How Mark Zuckerberg’s Altruism Helps Himself - ericthor
https://www.propublica.org/article/how-mark-zuckerbergs-altruism-helps-himself
======
faceyspacey
I was gonna say "Autism" lol. I thought's what the title was at first. But
more importantly, did you see that video with his Wife--dude this guy is
practically on the spectrum. Listen to the last words that come out of his
mouth and how awkward it was.

"She [his daughter] and everyone in her generation really should be able to
live much better lives than we can in all these ways. And I hope that--not
just our child--everyone in our community has an opportunity to go on and have
an even bigger impact in the world...[pause, awkward learned grin, as if he
just said something witty and profound] I think she'll get there."
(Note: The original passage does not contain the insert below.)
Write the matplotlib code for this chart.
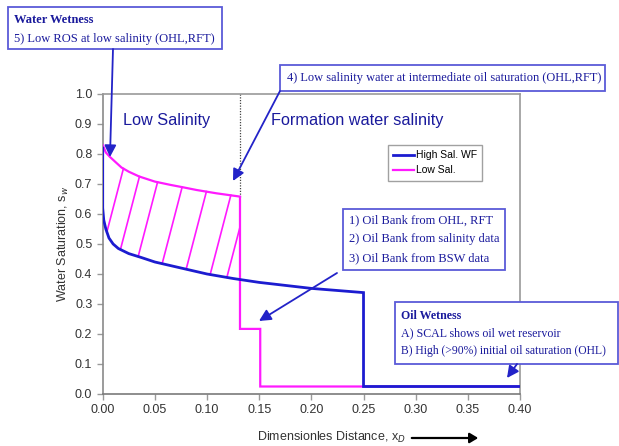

Where "there" is unbeknownst to me, but Zuck sure seems to be proud of his
witticism. For me though, i see right through the campiness for what it truly
is: Zuck trying so hard to be appealing as a person (socially) while also
being a thought-leader of sorts, but just missing the mark, and as a result
making him look like a phony. Acting things out is fine, but if it can't be
easily believed, it usually means the actor doesn't believe it, which usually
means their heart isn't in it. I don't buy that Zuck's heart is really in it,
in short.